I.T.A. Nos./ 3, 17 & 41/C/2017
For the reasons given hereinabove, we hold that, in the present case, the “loss" suffered by the assessee on account of the exchange difference as on the date of the balance sheet is an item of expenditure under s. 37(1) of the 1961 Act.
In the light of what is stated hereinabove, it is clear that profits and gains of the previous year are required to be computed in accordance with the relevant Accounting Standard. It is important to bear in mind that the basis on which stock-in-trade is valued is part of the method of accounting. It is well established, that, on general principles of commercial accounting, in the P&L account, the values of the stock-in-trade at the beginning and at the end of the accounting year should be entered at cost or market value, whichever is lower the market value being ascertained as on the last date of the accounting year and not as on any intermediate date between the commencement and the closing of the year, failing which it would not be possible to ascertain the true and correct state of affairs. No gain or profit can arise until a balance is struck between the cost of acquisition and the proceeds of sale. The word "profit" implies a comparison between the state of business at two specific dates, usually separated by an interval of twelve months. Stock-in-trade is an asset. It is a trading asset. Therefore, the concept of profit and gains made by business during the year can only materialize when a comparison of the assets of the business at two different dates is taken into account. Sec. 145(1) enacts that for the purpose of s. 28 and s. 56 alone, income, profits and gains must be computed in accordance with the method of accounting regularly employed by the assessee. In this case, we are concerned with s. 28. Therefore, s. 145(1) is attracted to the facts of the present case. Under the mercantile system of accounting, what is due is brought into credit before it is actually received; it brings into debit an expenditure for which a legal liability has been incurred before it is actually disbursed, (judgment of this Court in the case of United Commercial Bank vs. CIT (1999) 156 CTR (SC) 380 : (1999) 240 ITR 355 (SC)). Therefore, the accounting method followed by an assessee continuously for a given period of time needs to be presumed to be correct till the AO comes to the conclusion for reasons to be given that the system does not reflect true and correct profits. As stated, there is no finding given by the AO on the correctness of the Accounting Standard followed by the assessee(s) in this batch of civil appeals.

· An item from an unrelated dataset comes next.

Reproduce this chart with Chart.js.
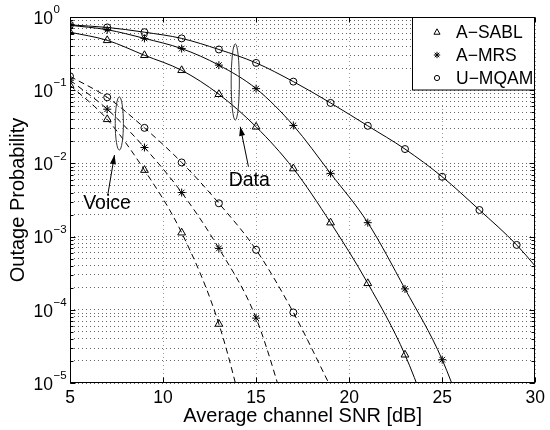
<!DOCTYPE html>
<html><head><meta charset="utf-8">
<script src="https://cdn.jsdelivr.net/npm/chart.js@4.4.1/dist/chart.umd.min.js"></script>
<style>html,body{margin:0;padding:0;background:#fff}canvas{display:block}</style>
</head><body>
<canvas id="c" width="550" height="430"></canvas>
<script>
// ---- data ----
const seriesNames = ['A\u2212SABL', 'A\u2212MRS', 'U\u2212MQAM'];
// Data traffic (solid lines); last value of each list is where the curve leaves the plot
const snrDataSABL = [5, 7, 9, 11, 13, 15, 17, 19, 21, 23, 25];
const dataSABL    = [0.62, 0.48, 0.30, 0.187, 0.088, 0.0316, 0.0085, 0.00155, 2.3e-4, 2.43e-5, 1.1e-6];
const snrDataMRS  = [5, 7, 9, 11, 13, 15, 17, 19, 21, 23, 25, 27];
const dataMRS     = [0.77, 0.67, 0.51, 0.37, 0.22, 0.105, 0.033, 0.0073, 0.00155, 1.93e-4, 2.08e-5, 9e-7];
const snrDataUMQAM = [5, 7, 9, 11, 13, 15, 17, 19, 21, 23, 25, 27, 29, 31];
const dataUMQAM    = [0.78, 0.72, 0.62, 0.51, 0.36, 0.236, 0.131, 0.067, 0.0326, 0.0157, 0.00656, 0.00231, 7.7e-4, 1.95e-4];
// Voice traffic (dashed lines)
const snrVoiceSABL = [5, 7, 9, 11, 13, 15];
const voiceSABL    = [0.117, 0.04, 0.0081, 0.00113, 6.4e-5, 7.6e-7];
const snrVoiceMRS  = [5, 7, 9, 11, 13, 15, 17];
const voiceMRS     = [0.137, 0.055, 0.0165, 0.004, 6.9e-4, 7.7e-5, 1.9e-6];
const snrVoiceUMQAM = [5, 7, 9, 11, 13, 15, 17, 19];
const voiceUMQAM    = [0.155, 0.08, 0.0306, 0.0103, 0.00285, 6.6e-4, 9.2e-5, 8.9e-6];

const xTicks = [5, 10, 15, 20, 25, 30];
const yDecadeExponents = [0, -1, -2, -3, -4, -5];
const xTitle = 'Average channel SNR [dB]';
const yTitle = 'Outage Probability';
const noteData = 'Data';
const noteVoice = 'Voice';

// ---- styling / layout ----
const FONT = '"Liberation Sans", Arial, Helvetica, sans-serif';
const X_MIN = 5, X_MAX = 30, Y_MIN = 1e-5, Y_MAX = 1;
const markerStyles = ['triangle', 'star', 'circle'];
const markerRadius = [4.5, 4, 3.5];

const annot = {
  data:  { ellipse: { x: 13.88, top: 0.43, bottom: 0.039, halfW: 0.22 },
           tip: { x: 14.15, y: 0.0316 }, tail: { x: 14.59, y: 0.0090 }, text: { x: 14.63, y: 0.0059 } },
  voice: { ellipse: { x: 7.65, top: 0.081, bottom: 0.0152, halfW: 0.22 },
           tip: { x: 7.39, y: 0.013 }, tail: { x: 7.03, y: 0.0037 }, text: { x: 6.99, y: 0.00279 } }
};

function pts(xs, ys) { return xs.map((x, i) => ({ x: x, y: ys[i] })); }
function inRange(ctx) {
  const r = ctx.raw; if (!r) return false;
  return r.y >= Y_MIN && r.x <= X_MAX;
}
function mkSet(label, xs, ys, idx, dashed) {
  return {
    label: label,
    data: pts(xs, ys),
    borderColor: '#000',
    borderWidth: 1,
    borderDash: dashed ? [6, 4] : [],
    pointStyle: markerStyles[idx],
    pointRadius: c => inRange(c) ? markerRadius[idx] : 0,
    pointHoverRadius: 0,
    pointBorderColor: '#000',
    pointBackgroundColor: 'rgba(0,0,0,0)',
    pointBorderWidth: 1,
    cubicInterpolationMode: 'monotone',
    fill: false
  };
}

const datasets = [
  mkSet(seriesNames[0] + ' data', snrDataSABL, dataSABL, 0, false),
  mkSet(seriesNames[1] + ' data', snrDataMRS, dataMRS, 1, false),
  mkSet(seriesNames[2] + ' data', snrDataUMQAM, dataUMQAM, 2, false),
  mkSet(seriesNames[0] + ' voice', snrVoiceSABL, voiceSABL, 0, true),
  mkSet(seriesNames[1] + ' voice', snrVoiceMRS, voiceMRS, 1, true),
  mkSet(seriesNames[2] + ' voice', snrVoiceUMQAM, voiceUMQAM, 2, true)
];

const yGridValues = [];
for (let e = -5; e <= 0; e++) {
  for (let m = 1; m <= 9; m++) {
    const v = m * Math.pow(10, e);
    if (v <= Y_MAX * 1.0000001) yGridValues.push(+v.toPrecision(6));
  }
}

function drawMarker(ctx, style, x, y, r) {
  ctx.beginPath();
  if (style === 'circle') {
    ctx.arc(x, y, r, 0, Math.PI * 2);
  } else if (style === 'triangle') {
    ctx.moveTo(x, y - r);
    ctx.lineTo(x + r * 0.95, y + r * 0.7);
    ctx.lineTo(x - r * 0.95, y + r * 0.7);
    ctx.closePath();
  } else {
    for (let k = 0; k < 4; k++) {
      const a = k * Math.PI / 4;
      ctx.moveTo(x - r * Math.cos(a), y - r * Math.sin(a));
      ctx.lineTo(x + r * Math.cos(a), y + r * Math.sin(a));
    }
  }
  ctx.stroke();
}

function arrow(ctx, x1, y1, x2, y2) {
  ctx.beginPath(); ctx.moveTo(x1, y1); ctx.lineTo(x2, y2); ctx.stroke();
  const ang = Math.atan2(y2 - y1, x2 - x1);
  const L = 9, W = 3;
  ctx.beginPath();
  ctx.moveTo(x2, y2);
  ctx.lineTo(x2 - L * Math.cos(ang) + W * Math.sin(ang), y2 - L * Math.sin(ang) - W * Math.cos(ang));
  ctx.lineTo(x2 - L * Math.cos(ang) - W * Math.sin(ang), y2 - L * Math.sin(ang) + W * Math.cos(ang));
  ctx.closePath(); ctx.fill();
}

const deco = {
  id: 'deco',
  afterDatasetsDraw(chart) {
    const { ctx, chartArea: a, scales: { x, y } } = chart;
    ctx.save();
    ctx.strokeStyle = '#000'; ctx.fillStyle = '#000'; ctx.lineWidth = 1; ctx.setLineDash([]);

    // annotations
    ['data', 'voice'].forEach(k => {
      const an = annot[k];
      const cx = x.getPixelForValue(an.ellipse.x);
      const t = y.getPixelForValue(an.ellipse.top), b = y.getPixelForValue(an.ellipse.bottom);
      const rx = x.getPixelForValue(an.ellipse.x + an.ellipse.halfW) - cx;
      ctx.strokeStyle = '#333';
      ctx.beginPath(); ctx.ellipse(cx, (t + b) / 2, rx, (b - t) / 2, 0, 0, Math.PI * 2); ctx.stroke();
      ctx.strokeStyle = '#000';
      arrow(ctx, x.getPixelForValue(an.tail.x), y.getPixelForValue(an.tail.y),
                 x.getPixelForValue(an.tip.x), y.getPixelForValue(an.tip.y));
      ctx.font = '19.5px ' + FONT; ctx.textAlign = 'center'; ctx.textBaseline = 'middle';
      ctx.fillText(k === 'data' ? noteData : noteVoice, x.getPixelForValue(an.text.x), y.getPixelForValue(an.text.y));
    });

    // box
    const L = Math.round(a.left) + 0.5, R = Math.round(a.right) - 0.5;
    const T = Math.round(a.top) + 0.5, B = Math.round(a.bottom) - 0.5;
    ctx.strokeRect(L, T, R - L, B - T);

    // inward ticks
    ctx.beginPath();
    xTicks.forEach(v => {
      const px = Math.round(x.getPixelForValue(v)) + 0.5;
      ctx.moveTo(px, B); ctx.lineTo(px, B - 5);
      ctx.moveTo(px, T); ctx.lineTo(px, T + 5);
    });
    yGridValues.forEach(v => {
      const py = Math.round(y.getPixelForValue(v)) + 0.5;
      const major = Math.abs(Math.log10(v) - Math.round(Math.log10(v))) < 1e-9;
      const len = major ? 5 : 3;
      ctx.moveTo(L, py); ctx.lineTo(L + len, py);
      ctx.moveTo(R, py); ctx.lineTo(R - len, py);
    });
    ctx.stroke();

    // y tick labels 10^k
    yDecadeExponents.forEach(e => {
      const py = y.getPixelForValue(Math.pow(10, e));
      ctx.font = '17.5px ' + FONT; ctx.textAlign = 'right'; ctx.textBaseline = 'middle';
      ctx.fillText('10', 53, py + 2);
      ctx.font = '11.5px ' + FONT; ctx.textAlign = 'left';
      ctx.fillText(e === 0 ? '0' : '\u2212' + Math.abs(e), 53.5, py - 7);
    });

    // legend
    const lx0 = 412, ly0 = T, lx1 = R, ly1 = 90;
    ctx.fillStyle = '#fff';
    ctx.fillRect(lx0, ly0, lx1 - lx0, ly1 - ly0);
    ctx.strokeRect(lx0 + 0.5, ly0, lx1 - lx0 - 0.5, ly1 - ly0);
    ctx.fillStyle = '#000';
    const rows = [32, 55, 78];
    seriesNames.forEach((n, i) => {
      drawMarker(ctx, markerStyles[i], 437, rows[i], i === 2 ? 2.6 : 3.2);
      ctx.font = '17.5px ' + FONT; ctx.textAlign = 'left'; ctx.textBaseline = 'middle';
      ctx.fillText(n, 456, rows[i] + 1);
    });
    ctx.restore();
  }
};

new Chart(document.getElementById('c'), {
  type: 'line',
  data: { datasets: datasets },
  plugins: [deco],
  options: {
    responsive: false,
    animation: false,
    events: [],
    layout: { padding: { top: 17, right: 11, left: 0, bottom: 0 } },
    plugins: { legend: { display: false }, tooltip: { enabled: false } },
    scales: {
      x: {
        type: 'linear', min: X_MIN, max: X_MAX,
        afterBuildTicks: s => { s.ticks = xTicks.map(v => ({ value: v })); },
        afterFit: s => { s.height = 47; },
        ticks: { font: { family: FONT, size: 17.5 }, color: '#000', padding: 5, maxRotation: 0 },
        grid: { color: '#9a9a9a', drawTicks: false, lineWidth: 1 },
        border: { display: false, dash: [1, 3] },
        title: { display: true, text: xTitle, font: { family: FONT, size: 20 }, color: '#000', padding: { top: 0, bottom: 2 } }
      },
      y: {
        type: 'logarithmic', min: Y_MIN, max: Y_MAX,
        afterBuildTicks: s => { s.ticks = yGridValues.map(v => ({ value: v })); },
        afterFit: s => { s.width = 70; },
        ticks: { display: false },
        grid: { color: '#666', drawTicks: false, lineWidth: 1 },
        border: { display: false, dash: [1, 3] },
        title: { display: true, text: yTitle, font: { family: FONT, size: 20 }, color: '#000', padding: { top: 6, bottom: 0 } }
      }
    }
  }
});
</script>
</body></html>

Having come to the conclusion that valuation is a part of the accounting system and having come to the conclusion that business losses are deductible under s. 37(1) on the basis of ordinary principles of commercial accounting and having come to the conclusion that the Central Government has made Accounting Standard-II mandatory, we are now required to examine the said Accounting Standard ("AS").

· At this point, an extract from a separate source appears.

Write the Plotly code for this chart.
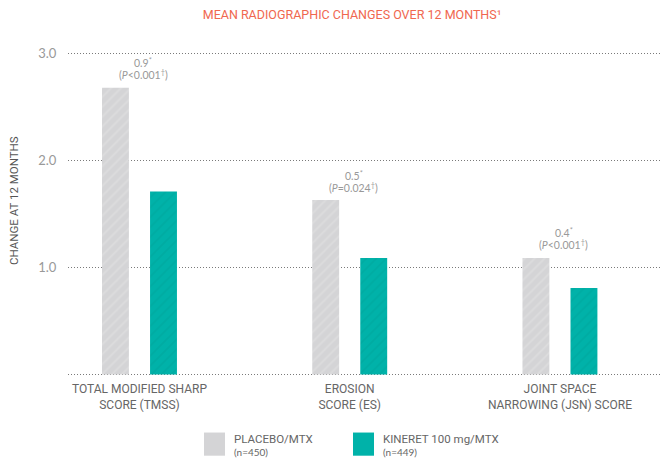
import plotly.graph_objects as go

# chart data
categories = ['TOTAL MODIFIED SHARP<br>SCORE (TMSS)', 'EROSION<br>SCORE (ES)', 'JOINT SPACE<br>NARROWING (JSN) SCORE']
placebo = [2.68, 1.63, 1.09]
kineret = [1.71, 1.09, 0.81]
diffLabels = ['0.9', '0.5', '0.4']
pLabels = ['<0.001', '=0.024', '<0.001']
seriesNames = ['PLACEBO/MTX', 'KINERET 100 mg/MTX']
seriesN = ['(n=450)', '(n=449)']
yTicks = [0, 1, 2, 3]
yTickText = ['', '1.0', '2.0', '3.0']

GRAY = '#d4d4d6'
GRAY_HATCH = '#e3e3e4'
TEAL = '#00b2a9'
TEAL_HATCH = '#00a59c'
TITLE_COLOR = '#f0674f'
TEXT_COLOR = '#666666'
TICK_COLOR = '#999999'

# the page body adds 8px around the plot div, so the figure is 8px smaller
PAGE_PAD = 8


def HatchBar(name, values, bg, fg):
	return go.Bar(
		name=name,
		x=categories,
		y=values,
		marker=dict(
			color=bg,
			line=dict(width=0),
			pattern=dict(shape='/', bgcolor=bg, fgcolor=fg, size=7, solidity=0.25),
		),
		showlegend=False,
		hoverinfo='y',
	)


fig = go.Figure(data=[
	HatchBar(seriesNames[0], placebo, GRAY, GRAY_HATCH),
	HatchBar(seriesNames[1], kineret, TEAL, TEAL_HATCH),
])

fig.update_layout(
	width=668 - PAGE_PAD,
	height=463 - PAGE_PAD,
	autosize=False,
	barmode='group',
	bargap=0.543,
	bargroupgap=0.44,
	plot_bgcolor='white',
	paper_bgcolor='white',
	margin=dict(l=68 - PAGE_PAD, r=0, t=52 - PAGE_PAD, b=87),
	font=dict(family='Roboto, sans-serif', color=TEXT_COLOR, size=11),
	title=dict(
		text='MEAN RADIOGRAPHIC CHANGES OVER 12 MONTHS¹',
		font=dict(family='Roboto, sans-serif', size=12.5, color=TITLE_COLOR),
		x=(352 - PAGE_PAD) / (668 - PAGE_PAD),
		xanchor='center',
		y=1 - (15 - PAGE_PAD) / (463 - PAGE_PAD),
		yanchor='middle',
		xref='container',
		yref='container',
	),
)

fig.update_xaxes(
	type='category',
	range=[-0.34, 2.514],
	showgrid=False,
	showline=False,
	zeroline=False,
	ticks='outside',
	ticklen=2,
	tickcolor='rgba(0,0,0,0)',
	tickfont=dict(family='Roboto, sans-serif', size=12, color=TEXT_COLOR),
)

# range padded a little so the 0 and 3.0 gridlines are still drawn
fig.update_yaxes(
	range=[-0.013, 3.013],
	tickvals=yTicks,
	ticktext=yTickText,
	showgrid=True,
	gridcolor='#7a7a7a',
	gridwidth=1,
	griddash='1px,2px',
	zeroline=False,
	showline=False,
	ticks='outside',
	ticklen=8,
	tickcolor='rgba(0,0,0,0)',
	tickfont=dict(family='Lato, sans-serif', size=13, color=TICK_COLOR),
)

# difference / p-value notes above each placebo bar
for cat, val, d, p in zip(categories, placebo, diffLabels, pLabels):
	fig.add_annotation(
		x=cat,
		y=val,
		xref='x',
		yref='y',
		text=f'{d}<sup>*</sup>',
		showarrow=False,
		yanchor='middle',
		yshift=25,
		xshift=4,
		font=dict(family='Lato, sans-serif', size=10.5, color=TICK_COLOR),
	)
	fig.add_annotation(
		x=cat,
		y=val,
		xref='x',
		yref='y',
		text=f'(<i>P</i>{p}<sup>†</sup>)',
		showarrow=False,
		yanchor='middle',
		yshift=13,
		xshift=4,
		font=dict(family='Lato, sans-serif', size=10.5, color=TICK_COLOR),
	)

# y axis title
fig.add_annotation(
	x=-0.105,
	y=0.54,
	xref='paper',
	yref='paper',
	text='CHANGE AT 12 MONTHS',
	textangle=-90,
	showarrow=False,
	font=dict(family='Roboto, sans-serif', size=11.5, color='#555555'),
)

# custom legend below the chart
legendX = [0.2267, 0.475]
swatchW = 0.035
for lx, name, n, col in zip(legendX, seriesNames, seriesN, [GRAY, TEAL]):
	fig.add_shape(
		type='rect',
		xref='paper',
		yref='paper',
		x0=lx,
		x1=lx + swatchW,
		y0=-0.246,
		y1=-0.1745,
		fillcolor=col,
		line=dict(width=0),
	)
	fig.add_annotation(
		x=lx + swatchW + 0.012,
		y=-0.193,
		xref='paper',
		yref='paper',
		xanchor='left',
		yanchor='middle',
		text=name,
		showarrow=False,
		font=dict(family='Roboto, sans-serif', size=11.5, color=TEXT_COLOR),
	)
	fig.add_annotation(
		x=lx + swatchW + 0.012,
		y=-0.234,
		xref='paper',
		yref='paper',
		xanchor='left',
		yanchor='middle',
		text=n,
		showarrow=False,
		font=dict(family='Lato, sans-serif', size=10, color=TEXT_COLOR),
	)

fig.write_html('out.html')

AS-II deals with giving of accounting treatment for the effects of changes in foreign exchange rates. AS-II deals with effects of exchange differences. Under para 2, reporting currency is defined to mean the currency used in presenting the financial statements. Similarly, the words "monetary items" are defined to mean money held and assets and liabilities to be received or paid in fixed amounts, e.g., cash, receivables and payables. The word "paid" is defined under s. 43(2). This has been discussed earlier. Similarly, it is important to note that foreign currency notes, balance in bank accounts denominated in a foreign currency, and receivables/payables and loans denominated in
I.T.A. Nos./ 3, 17 & 41/C/2017 a foreign currency as well as sundry creditors are all monetary items which have to be valued at the closing rate under AS-II. Under para 5, a transaction in a foreign currency has to be recorded in the reporting currency by applying to the foreign currency amount the exchange rate between the reporting currency and the foreign currency at the date of the transaction. This is known as recording of transaction on initial recognition. Para 7 of AS-II deals with reporting of the effects of changes in exchange rates subsequent to initial recognition. Para 7(a) inter alia states that on each balance sheet date monetary items, enumerated above, denominated in a foreign currency should be reported using the closing rate. In case of revenue items falling under s. 37(1), para 9 of AS-II which deals with recognition of exchange differences, needs to be considered. Under that para, exchange differences arising on foreign currency transactions have to be recognized as income or as expense in the period in which they arise, except as stated in para 10 and para 11 which deals with exchange differences arising on repayment of liabilities incurred for the purpose of acquiring fixed assets, which topic falls under s. 43A of the 1961 Act. At this stage, we are concerned only with para 9 which deals with revenue items. Para 9 of AS-II recognizes exchange differences as income or expense. In cases where, e.g., the rate of dollar rises vis-à-vis the Indian rupee, there is an expense during that period. The important point to be noted is that AS-II stipulates effect of changes in exchange rate vis-à-vis monetary items denominated in a foreign currency to be taken into account for giving accounting treatment on the balance sheet date. Therefore, an enterprise has to report the outstanding liability relating to import of raw materials using closing rate of exchange.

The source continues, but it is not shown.